Thinking Cap #51 - Prayer: Return to Sender, Address Unknown?
When you write a letter to a friend or business, you had better get the address
right, or it won’t be delivered. Like that old Elvis Presley song, it’ll
come back to you marked, “Return to sender, address unknown.” Do
we have to worry about that when we pray? I remember an incident in a former
church in which I served. A dear Godly lady made the mistake of starting one
of her prayers in an AWANA club with “Dear Jesus.” A pharisaical
senior saint, reported this lady to me with an expectation that I put a stop
to this heresy and wrongful modeling of prayer before the children.
That got me to thinking. Who do we pray to, the Father, the Son, or the Holy Spirit? Does it matter? Does the prayer still get through?
I happen to hold to a literal interpretation of the Bible? (I love the old M. R. DeHaan quote, “if the literal sense makes sense, seek no other sense, lest it result in nonsense.” I also believe in the Trinity.

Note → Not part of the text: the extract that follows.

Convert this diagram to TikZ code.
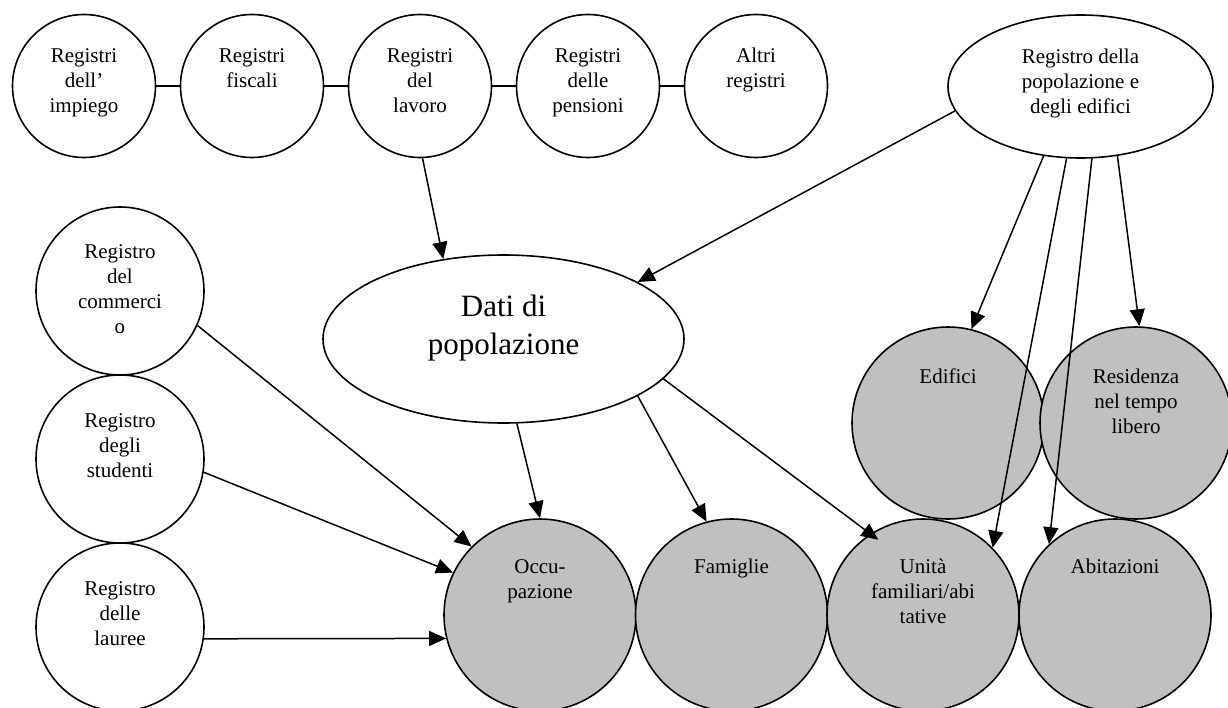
\documentclass[tikz,border=0pt]{standalone}
\usepackage{fontspec}
\setmainfont{Liberation Serif}
\usetikzlibrary{shapes.geometric,arrows.meta}
\definecolor{fillgray}{RGB}{192,192,192}
\newcommand{\smalltxt}[1]{\parbox[t]{260pt}{\centering\fontsize{21}{25}\selectfont #1}}
\newcommand{\largetxt}[1]{\parbox[t]{360pt}{\centering\fontsize{31}{37}\selectfont #1}}
\begin{document}
\begin{tikzpicture}[x=1pt,y=-1pt,
  regtop/.style={circle,draw,line width=1.6pt,fill=white,minimum size=143pt,inner sep=0pt},
  regleft/.style={circle,draw,line width=1.6pt,fill=white,minimum size=168pt,inner sep=0pt},
  outcircle/.style={circle,draw,line width=1.6pt,fill=fillgray,minimum size=192pt,inner sep=0pt},
  lbl/.style={anchor=base,inner sep=0pt},
  link/.style={line width=1.5pt},
  conn/.style={line width=1.5pt,-{Triangle[length=17pt,width=15pt]}}]
\useasboundingbox (0,0) rectangle (1228,708);

% top row of registers
\node[regtop] (c1) at (84,86) {};
\node[regtop] (c2) at (252,86) {};
\node[regtop] (c3) at (420,86) {};
\node[regtop] (c4) at (588,86) {};
\node[regtop] (c5) at (756,86) {};
\node[ellipse,draw,line width=1.6pt,fill=white,minimum width=265pt,minimum height=143pt,inner sep=0pt] (pop) at (1080.5,86.5) {};

% central ellipse
\node[ellipse,draw,line width=1.6pt,fill=white,minimum width=361pt,minimum height=168pt,inner sep=0pt] (dati) at (503.5,339) {};

% left column
\node[regleft] (com) at (120,291) {};
\node[regleft] (stu) at (120,459) {};
\node[regleft] (lau) at (120,627) {};

% grey outputs
\node[outcircle] (edi) at (948,423) {};
\node[outcircle] (res) at (1136,423) {};
\node[outcircle] (occ) at (540,615) {};
\node[outcircle] (fam) at (731.5,615) {};
\node[outcircle] (uni) at (923,615) {};
\node[outcircle] (abi) at (1115,615) {};

% texts
\node[lbl] (tc1) at (84,63) {\smalltxt{Registri\\dell’\\impiego}};
\node[lbl] (tc2) at (252,63) {\smalltxt{Registri\\fiscali}};
\node[lbl] (tc3) at (420,63) {\smalltxt{Registri\\del\\lavoro}};
\node[lbl] (tc4) at (588,63) {\smalltxt{Registri\\delle\\pensioni}};
\node[lbl] (tc5) at (756,63) {\smalltxt{Altri\\registri}};
\node[lbl] (tpop) at (1080.5,64) {\smalltxt{Registro della\\popolazione e\\degli edifici}};
\node[lbl] (tdati) at (503.5,317) {\largetxt{Dati di\\popolazione}};
\node[lbl] (tcom) at (120,259) {\smalltxt{Registro\\del\\commerci\\o}};
\node[lbl] (tstu) at (120,427) {\smalltxt{Registro\\degli\\studenti}};
\node[lbl] (tlau) at (120,595) {\smalltxt{Registro\\delle\\lauree}};
\node[lbl] (tedi) at (948,383) {\smalltxt{Edifici}};
\node[lbl] (tres) at (1136,383) {\smalltxt{Residenza\\nel tempo\\libero}};
\node[lbl] (tocc) at (540,573) {\smalltxt{Occu-\\pazione}};
\node[lbl] (tfam) at (731.5,573) {\smalltxt{Famiglie}};
\node[lbl] (tuni) at (923,573) {\smalltxt{Unità\\familiari/abi\\tative}};
\node[lbl] (tabi) at (1115,573) {\smalltxt{Abitazioni}};

% links between top registers
\draw[link] (c1.east) -- (c2.west);
\draw[link] (c2.east) -- (c3.west);
\draw[link] (c3.east) -- (c4.west);
\draw[link] (c4.east) -- (c5.west);

% arrows
\draw[conn] (c3.-88) -- (dati.127);
\draw[conn] (pop.191.6) -- (dati.23);
\draw[conn] (com.-24) -- (occ.135);
\draw[conn] (stu.-9) -- (occ.154);
\draw[conn] (lau.-8.21) -- (occ.194.48);
\draw[conn] (dati.-81) -- (occ.90);
\draw[conn] (dati.-23.3) -- (fam.105);
\draw[conn,shorten >=-10pt] (dati.-14) -- (uni.123);
\draw[conn] (pop.242) -- (edi.76);
\draw[conn] (pop.259.3) -- (uni.44.6);
\draw[conn] (pop.279.2) -- (abi.133.4);
\draw[conn] (pop.298) -- (res.88);
\end{tikzpicture}
\end{document}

And if the Father, the Son, and the Holy Spirit are all the one God, then is it not possible that we can pray to each of the members of the Trinity? Or, should we only pray to the Father, or only pray to "God"? Jesus told us to pray to the Father in Matt. 6:9 when, in the model prayer, He said, “After this manner therefore pray ye: Our Father [pater in the Greek, meaning father or parent] which art in heaven, Hallowed be thy name.” What is the proper method of addressing our prayer?

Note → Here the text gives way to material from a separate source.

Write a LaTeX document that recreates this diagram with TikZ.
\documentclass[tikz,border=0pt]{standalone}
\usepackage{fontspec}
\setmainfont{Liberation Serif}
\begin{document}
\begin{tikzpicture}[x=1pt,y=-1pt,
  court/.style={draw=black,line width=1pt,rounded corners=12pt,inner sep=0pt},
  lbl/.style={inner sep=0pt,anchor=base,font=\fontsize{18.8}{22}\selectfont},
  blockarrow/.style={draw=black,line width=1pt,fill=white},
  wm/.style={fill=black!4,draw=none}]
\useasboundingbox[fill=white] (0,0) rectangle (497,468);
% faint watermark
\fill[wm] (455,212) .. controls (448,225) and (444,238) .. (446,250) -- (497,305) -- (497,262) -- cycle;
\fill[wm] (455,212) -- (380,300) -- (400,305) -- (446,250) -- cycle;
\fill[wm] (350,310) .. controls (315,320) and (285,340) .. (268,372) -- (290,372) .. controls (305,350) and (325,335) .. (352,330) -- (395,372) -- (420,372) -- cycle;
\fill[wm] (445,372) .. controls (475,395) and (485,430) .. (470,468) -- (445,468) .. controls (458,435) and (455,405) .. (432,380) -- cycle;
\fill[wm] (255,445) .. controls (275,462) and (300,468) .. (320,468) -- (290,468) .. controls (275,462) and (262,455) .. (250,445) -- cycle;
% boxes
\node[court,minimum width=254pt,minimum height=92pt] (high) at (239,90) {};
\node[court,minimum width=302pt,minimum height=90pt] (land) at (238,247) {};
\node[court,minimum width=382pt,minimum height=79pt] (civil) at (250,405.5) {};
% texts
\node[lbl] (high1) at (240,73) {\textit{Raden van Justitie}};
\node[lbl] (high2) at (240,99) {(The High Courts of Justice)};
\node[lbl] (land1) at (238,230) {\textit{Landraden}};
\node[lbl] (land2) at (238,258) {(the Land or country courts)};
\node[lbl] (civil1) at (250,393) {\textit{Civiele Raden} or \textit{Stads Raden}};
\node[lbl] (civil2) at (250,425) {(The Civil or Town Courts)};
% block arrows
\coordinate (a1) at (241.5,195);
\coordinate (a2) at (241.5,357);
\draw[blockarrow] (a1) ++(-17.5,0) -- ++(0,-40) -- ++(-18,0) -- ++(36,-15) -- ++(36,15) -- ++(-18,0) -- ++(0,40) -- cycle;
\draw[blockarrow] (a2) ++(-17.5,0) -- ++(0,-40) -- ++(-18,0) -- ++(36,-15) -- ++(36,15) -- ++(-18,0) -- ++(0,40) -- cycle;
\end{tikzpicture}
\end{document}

We can gain insight into this question when we realize that God Himself is worthy of prayer and God is a Trinity of persons. Therefore, it would seem fair to say that we can pray to each member of the Godhead and expect the prayer to get through to the intended recipient.

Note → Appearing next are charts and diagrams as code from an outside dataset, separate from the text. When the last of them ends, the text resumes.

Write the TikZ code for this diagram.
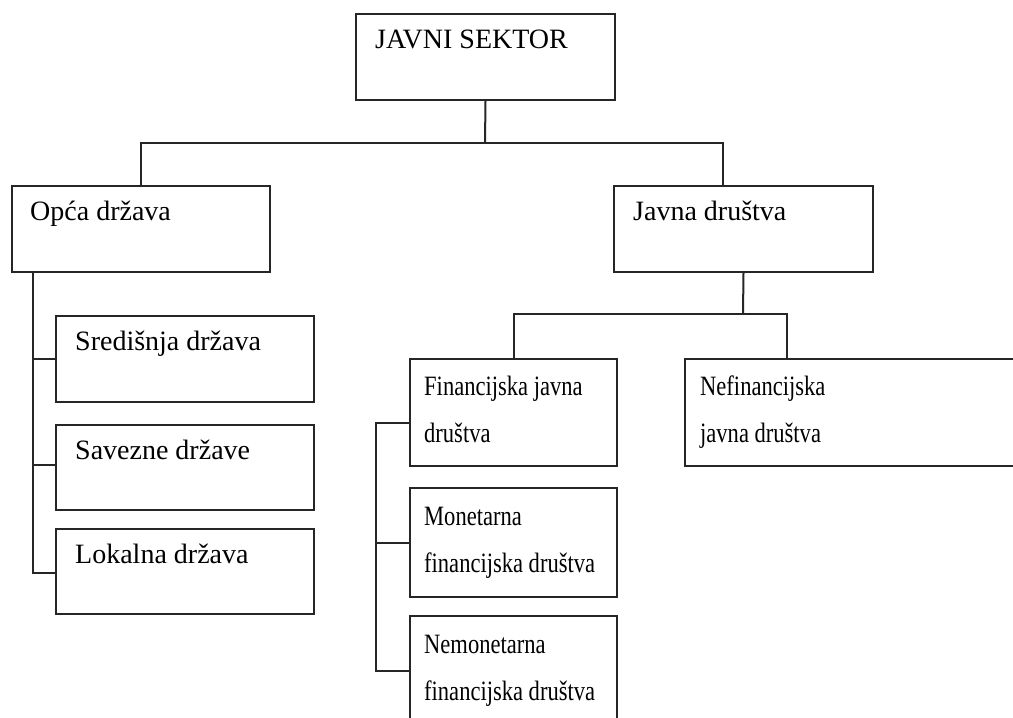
\documentclass[tikz,border=0pt]{standalone}
\usepackage{fontspec}
\setmainfont{Liberation Serif}
\newfontfamily\condser[FakeStretch=0.805]{Liberation Serif}
\usetikzlibrary{calc}
\begin{document}
\begin{tikzpicture}[x=1pt,y=-1pt,
  box/.style={draw=black!85,line width=2pt,rectangle,inner sep=0pt,anchor=north west},
  txt/.style={anchor=base west,inner sep=0pt,align=left,font=\fontsize{28}{47}\selectfont},
  ctxt/.style={txt,font=\condser\fontsize{28}{47}\selectfont},
  conn/.style={draw=black!85,line width=2pt}]
\clip (0,0) rectangle (1013,718);
\fill[white] (0,0) rectangle (1013,718);
% boxes
\node[box,minimum width=259pt,minimum height=86pt] (js) at (355,13) {};
\node[box,minimum width=258pt,minimum height=86pt] (og) at (11,185) {};
\node[box,minimum width=259pt,minimum height=86pt] (jd) at (613,185) {};
\node[box,minimum width=258pt,minimum height=86pt] (sd) at (55,315) {};
\node[box,minimum width=258pt,minimum height=85pt] (sv) at (55,424) {};
\node[box,minimum width=258pt,minimum height=85pt] (lk) at (55,528) {};
\node[box,minimum width=207pt,minimum height=107pt] (fj) at (409,358) {};
\node[box,minimum width=360pt,minimum height=107pt] (nf) at (684,358) {};
\node[box,minimum width=207pt,minimum height=109pt] (mn) at (409,487) {};
\node[box,minimum width=207pt,minimum height=130pt] (nm) at (409,615) {};
% texts
\node[txt] (tjs) at (375,48) {JAVNI SEKTOR};
\node[txt] (tog) at (30,220) {Opća država};
\node[txt] (tjd) at (633,220) {Javna društva};
\node[txt] (tsd) at (75,350) {Središnja država};
\node[txt] (tsv) at (75,459) {Savezne države};
\node[txt] (tlk) at (75,563) {Lokalna država};
\node[ctxt] (tfj) at (424,442) {Financijska javna\\društva};
\node[ctxt] (tnf) at (700,442) {Nefinancijska\\javna društva};
\node[ctxt] (tmn) at (424,572) {Monetarna\\financijska društva};
\node[ctxt] (tnm) at (424,700) {Nemonetarna\\financijska društva};
% connector coordinates
\coordinate (t1) at (485,143);
\coordinate (t2) at (743,314);
\coordinate (sp1) at (33,271);
\coordinate (sp2) at (376,423);
\coordinate (svc) at ([yshift=-41pt]sv.north west);
\coordinate (lkc) at ([yshift=-45pt]lk.north west);
\coordinate (fjc) at ([yshift=-65pt]fj.north west);
\coordinate (mnc) at ([yshift=-56pt]mn.north west);
\coordinate (nmc) at ([yshift=-56pt]nm.north west);
% top level
\draw[conn] (js.south) -- (t1);
\draw[conn] (og.north) |- (t1) -| ([xshift=-20.5pt]jd.north);
% javna drustva
\draw[conn] (jd.south) -- (t2);
\draw[conn] (fj.north) |- (t2) -| ([xshift=103pt]nf.north west);
% left spine
\draw[conn] (sp1) |- (lkc);
\draw[conn] (sd.west) -- (sd.west -| sp1);
\draw[conn] (svc) -- (svc -| sp1);
% right spine
\draw[conn] (fjc) -- (sp2) |- (nmc);
\draw[conn] (mnc) -- (mnc -| sp2);
\end{tikzpicture}
\end{document}
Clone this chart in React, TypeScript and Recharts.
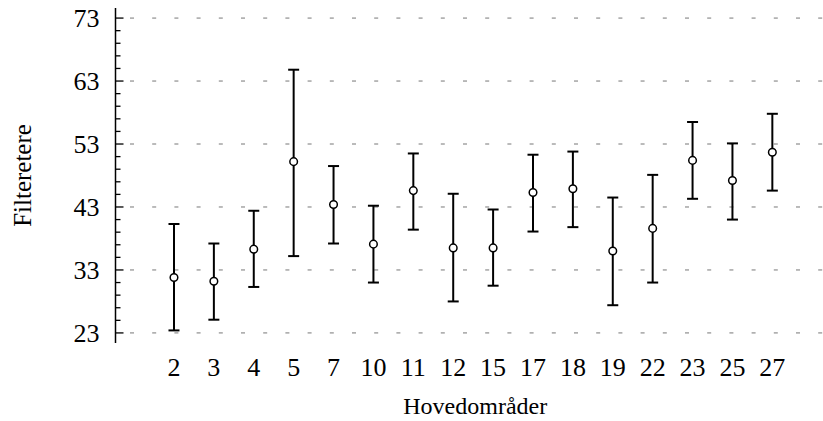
import React from 'react';
import { ScatterChart, Scatter, XAxis, YAxis, ErrorBar, ReferenceLine } from 'recharts';

const categories = ['2', '3', '4', '5', '7', '10', '11', '12', '15', '17', '18', '19', '22', '23', '25', '27'];
const means = [31.8, 31.2, 36.3, 50.2, 43.4, 37.1, 45.6, 36.5, 36.5, 45.3, 45.9, 36.0, 39.6, 50.4, 47.2, 51.7];
const uppers = [40.3, 37.2, 42.4, 64.8, 49.5, 43.2, 51.5, 45.1, 42.6, 51.3, 51.8, 44.5, 48.1, 56.5, 53.1, 57.8];
const lowers = [23.4, 25.1, 30.3, 35.2, 37.2, 31.0, 39.4, 28.0, 30.5, 39.1, 39.8, 27.4, 31.0, 44.3, 41.0, 45.6];

const majorTicks = [23, 33, 43, 53, 63, 73];
const minorTicks = [25, 27, 29, 31, 35, 37, 39, 41, 45, 47, 49, 51, 55, 57, 59, 61, 65, 67, 69, 71];

const FONT = '"Liberation Serif", "Times New Roman", serif';

const data = categories.map((c, i) => ({
  x: i,
  y: means[i],
  err: [means[i] - lowers[i], uppers[i] - means[i]],
}));

const allTicks = [...majorTicks, ...minorTicks].sort((a, b) => a - b);

const YTick = (props: any) => {
  const { x, y, payload } = props;
  const major = majorTicks.includes(payload.value);
  return (
    <g>
      <line x1={x} x2={x + (major ? 8 : 5)} y1={y} y2={y} stroke="#000" strokeWidth={1.3} />
      {major && (
        <text x={x - 16} y={y + 9} textAnchor="end" fontSize={26} fontFamily={FONT} fill="#000">
          {payload.value}
        </text>
      )}
    </g>
  );
};

const XTick = (props: any) => {
  const { x, y, payload } = props;
  return (
    <text x={x} y={y + 33} textAnchor="middle" fontSize={26} fontFamily={FONT} fill="#000">
      {categories[payload.value]}
    </text>
  );
};

const Marker = (props: any) => (
  <circle cx={props.cx} cy={props.cy} r={3.8} fill="#fff" stroke="#000" strokeWidth={1.5} />
);

export default function App() {
  return (
    <div style={{ position: 'absolute', left: 0, top: 0, width: 823, height: 421, background: '#fff' }}>
      <ScatterChart width={823} height={421} margin={{ top: 8, right: 0, bottom: 0, left: 0 }}>
        <XAxis
          type="number"
          dataKey="x"
          domain={[-1.466, 16.27]}
          ticks={categories.map((_, i) => i)}
          interval={0}
          allowDataOverflow
          axisLine={false}
          tickLine={false}
          tickSize={0}
          tickMargin={0}
          height={78}
          tick={<XTick />}
          label={{
            value: 'Hovedområder',
            position: 'insideBottom',
            offset: 7,
            dx: 6,
            style: { fontSize: 24, fontFamily: FONT, fill: '#000' },
          }}
        />
        <YAxis
          type="number"
          dataKey="y"
          domain={[21.4, 74.6]}
          ticks={allTicks}
          interval={0}
          allowDataOverflow
          width={115.5}
          axisLine={{ stroke: '#000', strokeWidth: 1.5 }}
          tickLine={false}
          tickSize={0}
          tickMargin={0}
          tick={<YTick />}
          label={{
            value: 'Filteretere',
            angle: -90,
            position: 'insideLeft',
            offset: 22,
            style: { fontSize: 25, fontFamily: FONT, fill: '#000', textAnchor: 'middle' },
          }}
        />
        {majorTicks.map((v) => (
          <ReferenceLine
            key={v}
            y={v}
            stroke="#777"
            strokeWidth={1}
            strokeDasharray="4 18.2"
            strokeDashoffset={7.7}
          />
        ))}
        <Scatter data={data} shape={<Marker />} isAnimationActive={false}>
          <ErrorBar dataKey="err" direction="y" width={5.5} stroke="#000" strokeWidth={2} isAnimationActive={false} />
        </Scatter>
      </ScatterChart>
    </div>
  );
}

Jesus said in John 14:14, "If ye shall ask any thing in my name, I will do it." While that has caused me to “close” my prayers “In Jesus’ name” for years, it would also indicate that it is safe to say that we can pray “to” Jesus and ask Him to answer our prayers. In addition, looking at the phrase “call upon the name of the LORD” gives us further confirmation. As best I can tell, in the Old Testament that phrase is used only of God and it includes the meaning of worship, adoration, and prayer. Psalm 116:4 says, “Then called I upon the name of the LORD; O LORD, I beseech thee, deliver my soul.” What is interesting is that this phrase is applied to Jesus in 1 Cor. 1:2, “to them that are sanctified in Christ Jesus, called to be saints, with all that in every place call upon the name of Jesus Christ our Lord, both theirs and ours.” Now, I realize that the Old Testament word is the Hebrew for Jehovah and the New Testament Greek word is kurios. But, kurios is the more powerful of the Greek words translated “Lord” and implies supremacy. Paul obviously knew the significance of the phrase, which included prayerful appeal, and applied it to Jesus.
In 1 Cor. 1:9 we read, “God is faithful, by whom ye were called unto the fellowship of his Son Jesus Christ our Lord.” The word “fellowship” is the Greek word koinonia which is also translated as the word “communicate” and “communion.” 1 Cor. 1:9 says that we are to have an intimate fellowship with Jesus. That is fine. But, how can we have fellowship with someone we never talk to? We are to “communicate” with Jesus. As a result, this verse can also be used to support the idea of praying to Jesus.
If it is okay to pray to the Father, and the Son, is it just as acceptable to pray to the Holy Spirit? I believe that we could also answer “yes” because the Holy Spirit is also God. Yet, we never see an instance in the Bible where anyone prays to the Holy Spirit? Why is that? I think that John 15:26 tells us why. The Holy Spirit does not bear witness of Himself. He bears witness of the Son. But still, we can pray to the Spirit because we are also called into fellowship with the Spirit. “The grace of the Lord Jesus Christ, and the love of God, and the communion of the Holy Ghost, be with you all. Amen.” (2 Cor 13:14) The use of the word “Ghost” is significant here (see Thinking Cap #2) in that it indicates the inward working of the 3rd person of the Trinity. And, it is also this same Spirit that is instrumental in interpreting our feeble attempts at prayer before the Godhead. Rom 8:26-27, “Likewise the Spirit also helpeth our infirmities: for we know not what we should pray for as we ought: but the Spirit itself maketh intercession for us with groanings which cannot be uttered. 27 And he that searcheth the hearts knoweth what is the mind of the Spirit, because he maketh intercession for the saints according to the will of God.”
Frequently, we are called to come to “God” as “little children” (the second of seven levels of Spiritual maturity). Little children don’t always know the big fancy theological words, but in sincerity, they approach their father and he always hears them. We can simply pray to God. We can address God, the Lord, in our prayers and as you feel led, address the members of the Trinity.